A frequently asked question of beginners is whether or not traders should plot price data in daily or weekly intervals. Since our cycles trading strategy involves weekly observations, we first use weekly charts; however, since we like to buy on the best day of the week, we use daily charts. Furthermore, if we're looking for the best hour during the day to buy, we'll plot in an hourly chart. In other words, it's all about how precise you want to be.
Once you've got the basics, then you're ready to learn how to use more advanced technical indicators to your advantage. Technical indicators are equations developed to help us visualize key reversal points or changes in trends.
Interpreting Moving Averages
Moving averages (MA) are important for the following reasons:
- The position of one moving average line compared to a second can signal key long-term trend reversals.
- Moving average lines can act as support and resistance areas.

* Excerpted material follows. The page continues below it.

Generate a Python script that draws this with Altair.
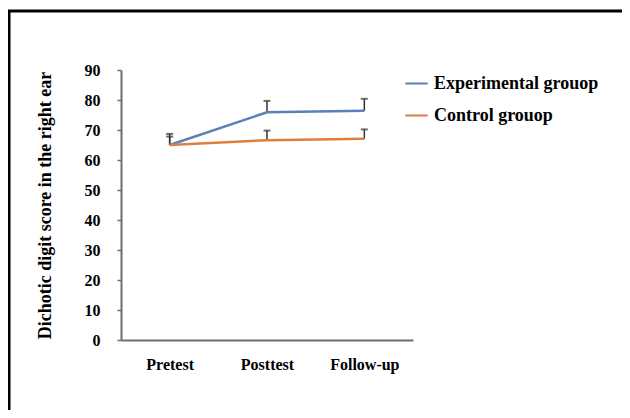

Most traders use the 200 and 50-day MA, but you might ask why are these numbers important? Well 200 days is considered enough time to measure an annual trend and 50 is 1/4 of 200. It's that simple.
We instead tend to use 240 and 60 instead, because it's a more accurate measure of the amount of trading days in a year and 60 is 1/4 of that amount.
After you've seen enough charts, you'll notice that when the 2 moving averages converge or crossover, then you get a change in trend direction.
In the chart below, we can see that when MA(60) is above MA (240), you have an upward trend. As lunar cycles traders, we examine shorter increments of time of 1 month or less. Thus, it could be more helpful for us to use MA (28) and MA (7), for one month and one week respectively.
In both charts, you can see that when the blue MA line crosses over the red, a new upwards trend follows.